Ее неуверенность длится недолго. Скарлетт никогда не позволяет ни одному мужчине взять верх. Она использует лучшее оружие, имеющееся в ее распоряжении, чтобы вывести меня из равновесия, медленно приближаясь, проводя одной рукой по моему бицепсу и вниз, чтобы поиграть с моими пальцами.
— Я всегда хотела сделать это в темном переулке, — шепчет Скарлетт, и ее голос, словно приторный мед.
— Прости, милая, — мой собственный голос звучит слишком грубо. — Сначала мне нужно отвезти тебя обратно к себе. Потому что, как только я доберусь до тебя, я не захочу останавливаться.
— Никто и не говорит тебе делать это.
Скарлетт улыбается, но все это гребаная ложь.
Я хотел, чтобы в ее глазах было искреннее желание, но единственное, что там есть, - это разрушение. И я не стану еще одной из ее игрушек.
— Скарлетт? — шепчу я на ухо девушке, наклоняясь и ощупывая ее аппетитную задницу.
— Да? — бормочет она.
— Тебе пора домой.
ГЛАВА ПЯТАЯ
Скарлетт
Один. Два. Три. Четыре. Я объявляю вам кровавую войну.
Мне нужно протереть глаза отбеливателем.
Теперь все сливается воедино. Одно гигантское море цвета и размытых лиц. Голоса и обрывки разговоров. На бирже NASDAQ[3]. Безжалостно шикарные рестораны и правда ли, что увлечение сыроедением закончилось? Проблемы с няней, проблемы с женой, продажа обуви, занятия йогой и…

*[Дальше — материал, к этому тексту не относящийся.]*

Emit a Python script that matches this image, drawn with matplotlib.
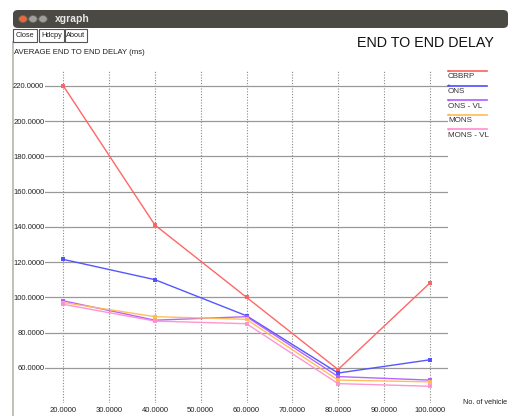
import matplotlib
matplotlib.use('Agg')
import matplotlib.pyplot as plt
from matplotlib.patches import Rectangle, Circle, FancyBboxPatch
from matplotlib.lines import Line2D

plt.rcParams['font.family'] = ['Liberation Sans', 'DejaVu Sans']

vehicles = [20, 40, 60, 80, 100]
cbbrp = [220, 141, 100, 59, 108]
ons = [121.5, 110, 89.5, 57, 64.5]
ons_vl = [98, 87, 89, 55, 53]
mons = [97, 89, 87.5, 53, 52]
mons_vl = [96, 86.5, 85, 51, 49.5]

series_names = ['CBBRP', 'ONS', 'ONS - VL', 'MONS', 'MONS - VL']
series_colors = ['#ff5f5f', '#4d4dff', '#b45aff', '#ffbb55', '#ff8fcf']
x_ticks = [20, 30, 40, 50, 60, 70, 80, 90, 100]
y_ticks = [60, 80, 100, 120, 140, 160, 180, 200, 220]

W, H = 508, 416
fig = plt.figure(figsize=(W / 100, H / 100), dpi=100)
fig.patch.set_facecolor('white')

def fx(px):
    return px / W

def fy(py):
    return 1 - py / H

# window chrome: title bar, buttons, left border
bar = FancyBboxPatch((fx(13), fy(28)), fx(W) - fx(13), fy(10) - fy(28),
                     boxstyle='round,pad=0,rounding_size=0.01',
                     transform=fig.transFigure, facecolor='#4a4944',
                     edgecolor='none', zorder=1)
fig.patches.append(bar)
for cx, col in [(23, '#e8683a'), (33, '#a09f99'), (43, '#a09f99')]:
    fig.patches.append(Circle((fx(cx), fy(19)), 4.2 / W, transform=fig.transFigure,
                              facecolor=col, edgecolor='#6a6964', lw=0.5, zorder=2))
fig.text(fx(55), fy(19.5), 'xgraph', color='#e8e8e8', fontsize=7.5,
         fontweight='bold', va='center', ha='left')

for x0, x1, label in [(13, 37, 'Close'), (39, 64, 'Hdcpy'), (65, 87, 'About')]:
    fig.patches.append(Rectangle((fx(x0), fy(42)), fx(x1) - fx(x0), fy(29) - fy(42),
                                 transform=fig.transFigure, facecolor='white',
                                 edgecolor='#555555', lw=0.8))
    fig.text(fx((x0 + x1) / 2), fy(35.5), label, fontsize=5.3, ha='center',
             va='center', color='#222222')

fig.lines.append(Line2D([fx(13), fx(13)], [fy(42), 0], transform=fig.transFigure,
                        color='#b8b4a8', lw=1.2, zorder=-1))

fig.text(fx(14), fy(53), 'AVERAGE END TO END DELAY (ms)', fontsize=5.6,
         ha='left', va='center', color='#222222')
fig.text(fx(494), fy(43), 'END TO END DELAY', fontsize=10.3,
         ha='right', va='center', color='#111111')
fig.text(fx(463), fy(402), 'No. of vehicle', fontsize=5.3,
         ha='left', va='center', color='#222222')

ax = fig.add_axes([fx(45), fy(403), fx(448) - fx(45), fy(70) - fy(403)])
ax.set_facecolor('white')
ax.set_xlim(16.0, 104)
ax.set_ylim(40, 229)
for s in ax.spines.values():
    s.set_visible(False)

ax.set_xticks(x_ticks)
ax.set_yticks(y_ticks)
ax.set_xticklabels([f'{v:.4f}' for v in x_ticks])
ax.set_yticklabels([f'{v:.4f}' for v in y_ticks])
ax.tick_params(axis='both', length=0, labelsize=5.5, labelcolor='#222222')
ax.tick_params(axis='y', pad=0.5)
ax.tick_params(axis='x', pad=3)
ax.xaxis.grid(True, color='#888888', lw=0.8, ls=(0, (1, 1.5)))
ax.yaxis.grid(True, color='#999999', lw=0.9, ls='-')
ax.set_axisbelow(True)

all_series = [cbbrp, ons, ons_vl, mons, mons_vl]
for vals, col in zip(all_series, series_colors):
    ax.plot(vehicles, vals, color=col, lw=1.0, marker='s', markersize=2.5,
            markeredgewidth=0, alpha=0.95)

# legend drawn as xgraph does: a line above each name
for i, (name, col) in enumerate(zip(series_names, series_colors)):
    ly = 71 + i * 14.6
    fig.lines.append(Line2D([fx(448), fx(487)], [fy(ly), fy(ly)],
                            transform=fig.transFigure, color=col, lw=1.2))
    fig.patches.append(Circle((fx(449), fy(ly)), 1.3 / W, transform=fig.transFigure,
                              facecolor=col, edgecolor='none'))
    fig.text(fx(448), fy(ly + 6), name, fontsize=5.8, ha='left', va='center',
             color='#333333')

fig.savefig('out.png', dpi=100)
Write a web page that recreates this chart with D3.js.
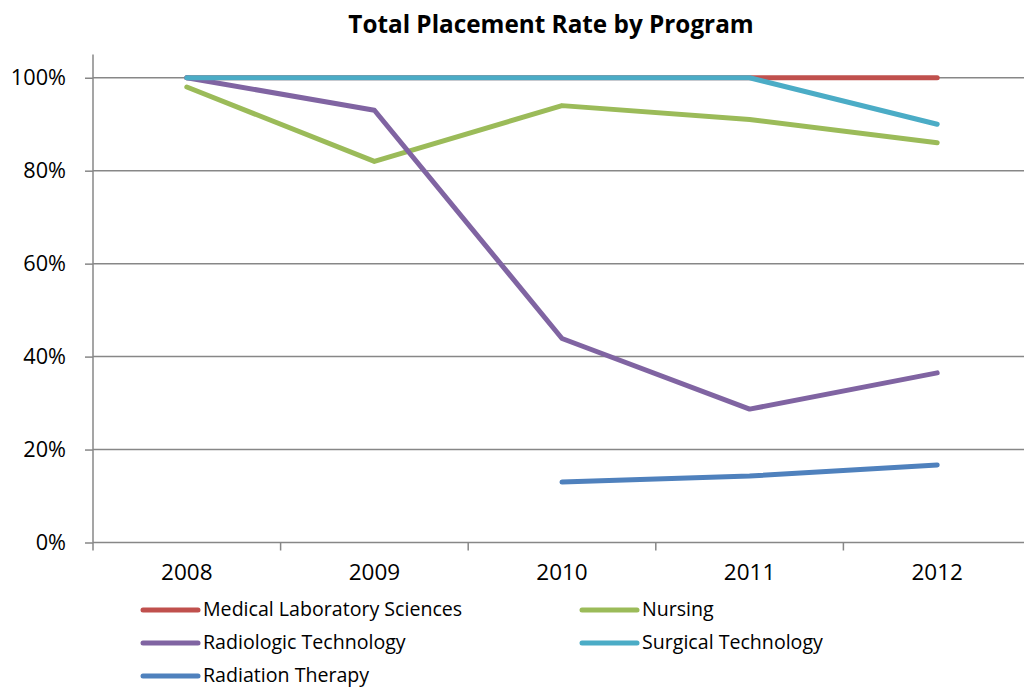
<!DOCTYPE html>
<html>
<head>
<meta charset="utf-8">
<script src="https://cdn.jsdelivr.net/npm/d3@7"></script>
<style>
  body { margin: 0; background: #fff; }
  text { font-family: "Open Sans", sans-serif; fill: #000; }
</style>
</head>
<body>
<svg id="chart" width="1024" height="688"></svg>
<script>
// chart data
const years = ["2008", "2009", "2010", "2011", "2012"];
const seriesNames = ["Medical Laboratory Sciences", "Nursing", "Radiologic Technology", "Surgical Technology", "Radiation Therapy"];
const medLab = [1.00, 1.00, 1.00, 1.00, 1.00];
const nursing = [0.98, 0.82, 0.94, 0.91, 0.86];
const radiologic = [1.00, 0.93, 0.439, 0.287, 0.365];
const surgical = [1.00, 1.00, 1.00, 1.00, 0.90];
const radiation = [null, null, 0.13, 0.143, 0.167];
const yTicks = [0, 0.2, 0.4, 0.6, 0.8, 1.0];
const colors = ["#C0504D", "#9BBB59", "#8064A2", "#4BACC6", "#4F81BD"];

const allSeries = [medLab, nursing, radiologic, surgical, radiation];

let svg = d3.select("#chart");
let plotLeft = 93, plotRight = 1031, plotTop = 54.5, plotBottom = 542.5;

let x = d3.scaleBand().domain(years).range([plotLeft, plotRight]);
let y = d3.scaleLinear().domain([0, 1.05]).range([plotBottom, plotTop]);

// title
svg.append("text")
    .attr("x", 551)
    .attr("y", 33)
    .attr("text-anchor", "middle")
    .attr("font-size", "24.3px")
    .attr("font-weight", "bold")
    .text("Total Placement Rate by Program");

// horizontal gridlines
svg.append("g").selectAll("line")
    .data(yTicks.slice(1))
    .enter().append("line")
    .attr("x1", plotLeft).attr("x2", plotRight)
    .attr("y1", function (d) { return y(d); })
    .attr("y2", function (d) { return y(d); })
    .attr("stroke", "#878787")
    .attr("stroke-width", 1.5);

// y axis
let yAxis = svg.append("g")
    .attr("transform", "translate(" + plotLeft + ",0)")
    .call(d3.axisLeft(y).tickValues(yTicks).tickSize(8).tickFormat(d3.format(".0%")));
yAxis.select(".domain").attr("stroke", "#878787").attr("stroke-width", 1.5).attr("d", "M0," + plotTop + "V" + plotBottom);
yAxis.selectAll(".tick line").attr("stroke", "#878787").attr("stroke-width", 1.5);
yAxis.selectAll(".tick text").attr("x", -27).attr("font-size", "21.7px").attr("fill", "#000");

// x axis
let xAxis = svg.append("g")
    .attr("transform", "translate(0," + plotBottom + ")")
    .call(d3.axisBottom(x).tickSize(0));
xAxis.select(".domain").attr("stroke", "#878787").attr("stroke-width", 1.5).attr("d", "M" + plotLeft + ",0H" + plotRight);
xAxis.selectAll(".tick text").attr("y", 22).attr("font-size", "22.5px").attr("fill", "#000");

// x tick marks at band edges
svg.append("g").selectAll("line")
    .data(years)
    .enter().append("line")
    .attr("x1", function (d) { return x(d); })
    .attr("x2", function (d) { return x(d); })
    .attr("y1", plotBottom)
    .attr("y2", plotBottom + 8)
    .attr("stroke", "#878787")
    .attr("stroke-width", 1.5);

// series lines
let line = d3.line()
    .defined(function (d) { return d != null; })
    .x(function (d, i) { return x(years[i]) + x.bandwidth() / 2; })
    .y(function (d) { return y(d); });

svg.append("g").selectAll("path")
    .data(allSeries)
    .enter().append("path")
    .attr("d", line)
    .attr("fill", "none")
    .attr("stroke", function (d, i) { return colors[i]; })
    .attr("stroke-width", 5)
    .attr("stroke-linecap", "round")
    .attr("stroke-linejoin", "round");

// legend (two columns, filled row by row)
let legend = svg.append("g");
seriesNames.forEach(function (name, i) {
    let col = i % 2, row = Math.floor(i / 2);
    let lx = col === 0 ? 143 : 582;
    let ly = 610 + row * 33;
    legend.append("line")
        .attr("x1", lx).attr("x2", lx + 55)
        .attr("y1", ly).attr("y2", ly)
        .attr("stroke", colors[i])
        .attr("stroke-width", 5)
        .attr("stroke-linecap", "round");
    legend.append("text")
        .attr("x", lx + 60)
        .attr("y", ly)
        .attr("dy", "0.33em")
        .attr("font-size", "19.6px")
        .text(name);
});
</script>
</body>
</html>
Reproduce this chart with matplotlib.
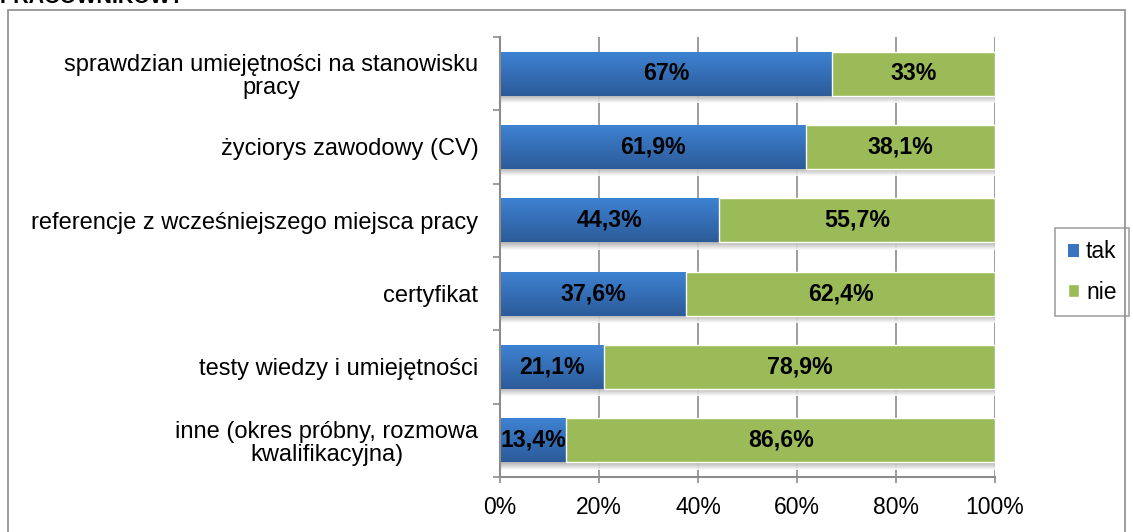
import matplotlib
matplotlib.use('Agg')
import matplotlib.pyplot as plt
import numpy as np
from matplotlib.colors import LinearSegmentedColormap
from matplotlib.patches import Rectangle

categories = [
    'sprawdzian umiejętności na stanowisku\npracy',
    'życiorys zawodowy (CV)',
    'referencje z wcześniejszego miejsca pracy',
    'certyfikat',
    'testy wiedzy i umiejętności',
    'inne (okres próbny, rozmowa\nkwalifikacyjna)',
]
tak = [67.0, 61.9, 44.3, 37.6, 21.1, 13.4]
nie = [33.0, 38.1, 55.7, 62.4, 78.9, 86.6]
tak_labels = ['67%', '61,9%', '44,3%', '37,6%', '21,1%', '13,4%']
nie_labels = ['33%', '38,1%', '55,7%', '62,4%', '78,9%', '86,6%']
x_ticks = [0, 20, 40, 60, 80, 100]
x_tick_labels = ['0%', '20%', '40%', '60%', '80%', '100%']

plt.rcParams['font.family'] = ['Liberation Sans', 'DejaVu Sans']

BLUE = '#3a74c0'
GREEN = '#9bbb59'
GRAY = '#8c8c8c'
bar_h = 0.6

fig = plt.figure(figsize=(11.33, 5.32), dpi=100)
ax = fig.add_axes([500 / 1133, 1 - 477 / 532, 495 / 1133, 440 / 532])

# outer frame of the chart area and the clipped title above it
fig.patches.append(Rectangle((8 / 1133, -0.1), 1117 / 1133, 1.1 - 10 / 532,
                             transform=fig.transFigure, fill=False,
                             edgecolor=GRAY, linewidth=1.2))
fig.text(0.0, 1 - 3 / 532, 'PRACOWNIKÓW?', fontsize=15.5, fontweight='bold',
         va='baseline', ha='left')

blue_cmap = LinearSegmentedColormap.from_list('blue', ['#3e82d2', '#2c5b99'])
shade_cmap = LinearSegmentedColormap.from_list('shade', ['#a8a8a8', '#ffffff'])
grad = np.linspace(0, 1, 64).reshape(-1, 1)

pos = list(range(len(categories)))[::-1]
ax.barh(pos, tak, height=bar_h, color=BLUE, edgecolor='none', label='tak', zorder=2)
ax.barh(pos, nie, left=tak, height=bar_h, color=GREEN, edgecolor='white',
        linewidth=1.0, label='nie', zorder=4)

for p, t, n, tl, nl in zip(pos, tak, nie, tak_labels, nie_labels):
    ax.imshow(grad, cmap=blue_cmap, aspect='auto', interpolation='bilinear',
              extent=(0, t, p - bar_h / 2, p + bar_h / 2), zorder=3)
    ax.imshow(grad, cmap=shade_cmap, aspect='auto', interpolation='bilinear',
              extent=(0, 100, p - bar_h / 2 - 0.1, p - bar_h / 2), zorder=1, alpha=0.9)
    ax.text(t / 2, p, tl, ha='center', va='center', fontsize=16.7, fontweight='bold', zorder=5)
    ax.text(t + n / 2, p, nl, ha='center', va='center', fontsize=16.7, fontweight='bold', zorder=5)

ax.set_xlim(0, 100)
ax.set_ylim(-0.5, len(categories) - 0.5)
ax.set_xticks(x_ticks)
ax.set_xticklabels(x_tick_labels, fontsize=16.5)
ax.set_yticks(pos)
ax.set_yticklabels(categories, fontsize=17, linespacing=1.05)
ax.set_yticks([p + 0.5 for p in range(-1, len(categories))], minor=True)
ax.tick_params(axis='y', which='major', length=0, pad=15.5)
ax.tick_params(axis='y', which='minor', length=5, width=1.2, color=GRAY, direction='out')
ax.tick_params(axis='x', length=4.3, width=1.2, color=GRAY, direction='out', pad=9.5)
for lbl in ax.get_yticklabels():
    lbl.set_multialignment('center')

ax.grid(axis='x', color=GRAY, linewidth=1.2, zorder=0)
ax.set_axisbelow(True)
for side in ['top', 'right']:
    ax.spines[side].set_visible(False)
for side in ['left', 'bottom']:
    ax.spines[side].set_color(GRAY)
    ax.spines[side].set_linewidth(1.5)
    ax.spines[side].set_zorder(6)

leg = ax.legend(loc='center left', bbox_to_anchor=(1055 / 1133, 1 - 272 / 532),
                bbox_transform=fig.transFigure, fontsize=16.5, frameon=True,
                fancybox=False, edgecolor=GRAY, handlelength=0.5,
                handleheight=0.5, handletextpad=0.3, labelspacing=0.75,
                borderpad=0.55, borderaxespad=0)
leg.get_frame().set_linewidth(1.2)

fig.savefig('out.png', dpi=100)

Господи, была причина, по которой я оставила все это позади.
Я ничего не понимаю.
Дюк должен был быть здесь, среди всех этих лиц, болтать о делах с большой толстой сигарой во рту. Но я его не вижу, Дюк опаздывает уже больше чем на час; у меня голова раскалывается, когда я изо дня в день слушаю эту херню.
Я хочу уйти. Пойти домой и делать то, что делают нормальные люди. Влезть в пижаму, почитать хорошую книгу и посмотреть что-нибудь из трендов в Twitter, а затем отправить одну из моих собственных уникальных мыслей о том же, о чем все остальные уже говорят.
Потому что такова поп-культура.
Рядом со мной в баре сидит женщина, и она произносит отвратительную обличительную речь, которая отдает чувством собственной важности, в адрес того, кто, как я могу только предположить, является ее кавалером.
Она заявила ему, что говорит на шести языках.
И она путешествовала по миру, и это такая романтическая идея, и она хочет, чтобы все знали об этом, когда рассказывает ему о странах, в которых «чувствуешь себя как дома».
И очевидно, что женщина действительно погружена в пучину собственных мыслей и слов. А любовная интрига, которой она поддалась... это любовь к самой себе.
Я не могу больше выносить этого.
Но когда я собираюсь сделать шаг на свободу, меня поражает присутствие мужчины напротив бара. В тени, скрытый в тусклом, романтическом свете, за который люди выкладывают небольшие состояния.
Его взгляд устремлен на меня, и в нем есть что-то знакомое, даже в темноте. Дрожь пробегает по позвоночнику, и я потираю руки, уверенная, что это не что иное, как холод.
Инстинкты подсказывают мне, что нужно уходить.
Только я не могу. Потому что я действую на саморазрушение. Мышь, которая жаждет сыра, припасенного в мышеловке, и что-то кажется неправильным, но при этом она все равно движется к нему.
Это все так хорошо отрепетировано, то, как он выходит из тени на свет. Он явно готовился к этому торжественному выходу некоторое время. Делает это хорошо. Идеально. И это ужасает, именно так, как он задумал.